The void is felt and it permeates throughout my stomach and then streams up around my ears and subtly floods my mind, in waves. It’s really apparent when I’ve been quiet for some time while at work. Will I be here when I’m 40? (31 right now) Whatever happened to that notion of the average american changing their careers 5-6 times in their lives? What I do now is really even just a job not a career, so I’m waiting for 5 careers to appear miraculously over the next 30 years of my working life.
It’s like being in a maze and just maybe “another job” will fill this void. But of course the nagging expression we’ve heard since childhood “well the grass is always greener…” rears its ugly face again and again and straightens me the fuck out, temporarily.
It is now 12:33 AM EST and I’m entering day 3 of my Alpha Brain Trial. I plan on taking this nootropic for 30 days straight as there are 30 pills per bottle. It could be that Joe Rogan has finally just won out, as I’ve heard him say “Alpha Brain” countless times on his podcast and its turned me into just another dumb sheep. But who knows maybe it’ll force me to write more as I review its effects on me. When I woke up this morning, it seemed like I had several vivid dreams (one of the claims of the supplement) however none left enough of an impression for me to remember anything.
But getting back to writing, I use to write a lot more when I was single, say 2 1/2 years ago. I’d go to coffee shops, mostly Starbucks because who’s kidding who, the Mom and Pop coffee shop can be found where? So i’d go to mostly Starbucks and bring my paranormal/conspiracy books along with a notebook to scribble in. I don’t miss the anxiety and desperation those sessions would place in me. It’s pure aimlessness that you can only achieve when you’re single. Your days off of work are completely your own and you’re able to craft your day as you see fit. But all that really means is you can wake up late, after a night of heavy boozing, and drink coffee for a couple of hours. Then go home and do other aimless things by yourself wishing you had a girlfriend, so not so great.
I did realize today that in certain situations or in certain groups we’re only truly there as bit parts for other people. Like my band “The Tribe” playing a show tomorrow could be a small thing compared to the huge decision someone drinking at the bar is about to make. A decision that might affect his/her life for years to come. Maybe they hear a song we’re playing and it changes their minds? (Butterfly effect) But aren’t we all influencing each other on the most minute of levels, at all times? We just lack the big picture perspective to truly know how these cumulative choices have on each other. Maybe when we die we’re able to look back at specific moments and see how so and so was effected?

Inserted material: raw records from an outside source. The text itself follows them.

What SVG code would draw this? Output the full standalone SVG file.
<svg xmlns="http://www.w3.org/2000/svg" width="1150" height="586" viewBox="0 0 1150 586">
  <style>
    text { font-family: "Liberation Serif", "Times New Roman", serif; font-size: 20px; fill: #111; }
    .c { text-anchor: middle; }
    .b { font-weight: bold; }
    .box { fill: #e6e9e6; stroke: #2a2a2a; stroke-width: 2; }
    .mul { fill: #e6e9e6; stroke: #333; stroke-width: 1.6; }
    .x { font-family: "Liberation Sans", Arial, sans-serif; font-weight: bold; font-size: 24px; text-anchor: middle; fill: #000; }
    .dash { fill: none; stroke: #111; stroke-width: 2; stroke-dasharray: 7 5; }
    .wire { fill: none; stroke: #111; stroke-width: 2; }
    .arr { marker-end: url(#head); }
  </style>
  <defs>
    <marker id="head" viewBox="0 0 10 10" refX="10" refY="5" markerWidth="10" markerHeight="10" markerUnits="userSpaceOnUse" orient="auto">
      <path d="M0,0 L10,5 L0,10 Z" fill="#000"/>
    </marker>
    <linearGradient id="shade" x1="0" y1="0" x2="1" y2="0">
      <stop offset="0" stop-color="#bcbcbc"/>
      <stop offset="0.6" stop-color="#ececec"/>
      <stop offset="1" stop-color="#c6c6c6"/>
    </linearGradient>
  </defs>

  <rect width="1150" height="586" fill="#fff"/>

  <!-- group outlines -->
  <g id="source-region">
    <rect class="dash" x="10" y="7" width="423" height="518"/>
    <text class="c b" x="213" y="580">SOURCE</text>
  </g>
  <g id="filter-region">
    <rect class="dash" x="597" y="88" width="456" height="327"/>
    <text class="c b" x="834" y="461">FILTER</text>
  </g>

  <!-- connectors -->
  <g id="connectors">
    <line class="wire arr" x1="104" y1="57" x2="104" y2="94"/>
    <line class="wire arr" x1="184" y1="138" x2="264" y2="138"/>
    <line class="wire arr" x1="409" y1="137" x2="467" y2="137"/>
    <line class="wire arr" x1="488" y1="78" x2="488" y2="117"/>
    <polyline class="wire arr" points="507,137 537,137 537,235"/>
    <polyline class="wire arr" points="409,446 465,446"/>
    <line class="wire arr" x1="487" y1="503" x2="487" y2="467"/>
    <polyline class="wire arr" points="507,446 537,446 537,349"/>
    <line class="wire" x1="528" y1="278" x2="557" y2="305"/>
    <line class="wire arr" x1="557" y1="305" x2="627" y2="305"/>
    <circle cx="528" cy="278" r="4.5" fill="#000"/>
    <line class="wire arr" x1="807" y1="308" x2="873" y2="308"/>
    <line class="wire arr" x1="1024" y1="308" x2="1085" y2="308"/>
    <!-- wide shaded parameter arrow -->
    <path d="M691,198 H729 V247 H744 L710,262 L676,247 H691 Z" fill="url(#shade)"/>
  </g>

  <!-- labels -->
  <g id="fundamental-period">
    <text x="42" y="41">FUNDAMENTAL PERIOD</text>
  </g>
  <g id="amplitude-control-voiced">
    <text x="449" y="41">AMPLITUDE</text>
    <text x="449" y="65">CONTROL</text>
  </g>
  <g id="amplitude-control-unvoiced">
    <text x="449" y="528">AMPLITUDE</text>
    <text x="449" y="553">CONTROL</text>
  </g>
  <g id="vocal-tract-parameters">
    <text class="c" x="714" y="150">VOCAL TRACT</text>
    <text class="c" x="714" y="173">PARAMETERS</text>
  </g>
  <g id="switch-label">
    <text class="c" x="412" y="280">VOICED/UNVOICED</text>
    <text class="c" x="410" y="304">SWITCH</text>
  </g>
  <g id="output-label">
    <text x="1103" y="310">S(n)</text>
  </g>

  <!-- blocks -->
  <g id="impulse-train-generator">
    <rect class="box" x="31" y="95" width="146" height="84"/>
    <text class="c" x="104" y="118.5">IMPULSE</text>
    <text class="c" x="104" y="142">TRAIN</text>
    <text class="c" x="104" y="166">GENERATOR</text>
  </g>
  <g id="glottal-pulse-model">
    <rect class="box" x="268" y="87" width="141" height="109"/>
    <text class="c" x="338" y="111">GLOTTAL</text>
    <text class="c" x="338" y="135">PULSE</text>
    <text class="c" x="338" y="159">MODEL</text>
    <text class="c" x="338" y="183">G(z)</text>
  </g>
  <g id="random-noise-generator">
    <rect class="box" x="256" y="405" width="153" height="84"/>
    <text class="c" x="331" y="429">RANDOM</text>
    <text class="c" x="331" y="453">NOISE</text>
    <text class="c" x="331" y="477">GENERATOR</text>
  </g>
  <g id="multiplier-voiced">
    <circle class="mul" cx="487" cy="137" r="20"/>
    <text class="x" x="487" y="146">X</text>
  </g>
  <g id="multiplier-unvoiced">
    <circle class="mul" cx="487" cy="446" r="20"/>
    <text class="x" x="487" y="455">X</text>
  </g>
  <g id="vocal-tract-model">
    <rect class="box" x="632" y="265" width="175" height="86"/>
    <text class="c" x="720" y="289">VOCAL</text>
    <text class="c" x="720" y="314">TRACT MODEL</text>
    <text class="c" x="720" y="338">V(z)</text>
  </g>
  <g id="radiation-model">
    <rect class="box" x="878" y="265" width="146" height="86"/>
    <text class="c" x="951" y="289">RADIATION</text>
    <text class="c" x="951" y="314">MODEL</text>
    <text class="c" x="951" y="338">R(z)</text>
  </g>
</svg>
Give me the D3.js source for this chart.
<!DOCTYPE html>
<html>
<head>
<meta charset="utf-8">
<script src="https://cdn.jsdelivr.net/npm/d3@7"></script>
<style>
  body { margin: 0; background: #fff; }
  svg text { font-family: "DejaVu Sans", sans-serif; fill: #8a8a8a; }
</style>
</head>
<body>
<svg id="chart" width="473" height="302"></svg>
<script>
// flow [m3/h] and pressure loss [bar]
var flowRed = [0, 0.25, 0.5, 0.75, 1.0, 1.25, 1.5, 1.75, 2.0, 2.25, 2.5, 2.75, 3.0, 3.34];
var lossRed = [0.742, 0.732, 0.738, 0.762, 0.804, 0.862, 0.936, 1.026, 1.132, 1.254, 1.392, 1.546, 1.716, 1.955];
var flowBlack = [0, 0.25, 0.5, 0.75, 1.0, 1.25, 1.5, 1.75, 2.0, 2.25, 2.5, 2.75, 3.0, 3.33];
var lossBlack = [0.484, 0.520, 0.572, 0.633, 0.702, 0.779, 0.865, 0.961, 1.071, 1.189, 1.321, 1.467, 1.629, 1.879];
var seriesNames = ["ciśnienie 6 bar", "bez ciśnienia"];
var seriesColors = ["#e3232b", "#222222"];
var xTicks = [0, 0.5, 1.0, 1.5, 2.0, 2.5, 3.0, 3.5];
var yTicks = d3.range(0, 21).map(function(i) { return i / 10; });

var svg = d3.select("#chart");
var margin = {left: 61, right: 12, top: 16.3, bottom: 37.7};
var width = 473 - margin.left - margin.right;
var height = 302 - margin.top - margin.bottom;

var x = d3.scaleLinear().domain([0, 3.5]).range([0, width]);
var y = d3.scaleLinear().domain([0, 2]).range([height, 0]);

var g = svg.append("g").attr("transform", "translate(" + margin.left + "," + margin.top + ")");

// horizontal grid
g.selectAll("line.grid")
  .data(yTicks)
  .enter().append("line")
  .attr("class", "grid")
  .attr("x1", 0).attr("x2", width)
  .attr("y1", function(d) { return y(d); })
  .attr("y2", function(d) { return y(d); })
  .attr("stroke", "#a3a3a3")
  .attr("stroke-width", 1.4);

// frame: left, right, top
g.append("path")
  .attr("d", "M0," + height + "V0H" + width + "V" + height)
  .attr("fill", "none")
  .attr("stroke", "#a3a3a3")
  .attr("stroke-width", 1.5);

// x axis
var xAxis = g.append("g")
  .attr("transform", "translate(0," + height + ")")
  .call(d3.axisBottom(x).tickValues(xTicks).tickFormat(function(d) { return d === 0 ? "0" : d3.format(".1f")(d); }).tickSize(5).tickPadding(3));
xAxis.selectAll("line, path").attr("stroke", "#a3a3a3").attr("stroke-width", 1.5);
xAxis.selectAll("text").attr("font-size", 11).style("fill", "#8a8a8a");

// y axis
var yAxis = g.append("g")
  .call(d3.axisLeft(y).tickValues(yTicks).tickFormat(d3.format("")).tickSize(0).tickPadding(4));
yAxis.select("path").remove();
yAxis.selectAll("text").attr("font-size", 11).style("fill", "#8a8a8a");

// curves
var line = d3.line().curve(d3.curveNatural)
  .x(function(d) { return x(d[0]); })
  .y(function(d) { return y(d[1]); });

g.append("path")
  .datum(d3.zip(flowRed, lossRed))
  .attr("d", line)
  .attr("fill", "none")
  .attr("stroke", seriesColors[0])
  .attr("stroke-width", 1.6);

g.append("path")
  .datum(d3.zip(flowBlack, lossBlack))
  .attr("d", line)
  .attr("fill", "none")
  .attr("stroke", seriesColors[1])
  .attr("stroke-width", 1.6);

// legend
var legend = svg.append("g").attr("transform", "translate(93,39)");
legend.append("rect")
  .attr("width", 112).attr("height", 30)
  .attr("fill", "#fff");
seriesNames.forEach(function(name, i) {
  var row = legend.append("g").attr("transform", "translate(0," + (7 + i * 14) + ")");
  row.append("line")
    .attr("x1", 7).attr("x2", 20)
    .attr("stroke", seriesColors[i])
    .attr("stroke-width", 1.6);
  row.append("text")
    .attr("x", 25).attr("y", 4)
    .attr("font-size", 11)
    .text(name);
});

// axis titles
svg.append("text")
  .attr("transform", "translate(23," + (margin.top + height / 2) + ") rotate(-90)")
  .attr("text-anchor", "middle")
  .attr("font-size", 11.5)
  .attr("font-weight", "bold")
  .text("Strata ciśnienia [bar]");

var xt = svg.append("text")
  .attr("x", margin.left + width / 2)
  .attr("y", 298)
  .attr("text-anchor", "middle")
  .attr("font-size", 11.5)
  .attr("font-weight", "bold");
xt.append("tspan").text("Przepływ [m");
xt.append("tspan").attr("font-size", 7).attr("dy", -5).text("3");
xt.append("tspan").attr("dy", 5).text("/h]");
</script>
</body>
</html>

With music, you’re always working towards some kind of goal. Collectively learning songs, lyrics, chords, and all the rest. There’s an end in sight but all involved have to stay in the moment to get there. It could be why it felt so odd to interview my friend Greg when I tried to do a podcast this past summer. Reacting in the moment demanded too much from me personally, making me slow to react and ending up too much in my head while trying to actively play the role of host. I didn’t have a cover song to divert my ego and I couldn’t hide behind planned out chord progressions. And it made me realize that great comedians and podcasters are just great at expressing their personalities without hesitation. I have way too many filters in place and getting to that flow point in conversation has always been difficult for me. “Grow my hair, I wanna be wanna be Jim Morrison.” (Thus spoke Thom Yorke on Radiohead’s album Pablo Honey.) I wanna be what I’m not and it’s currently too hard to just accept my own limitations in life.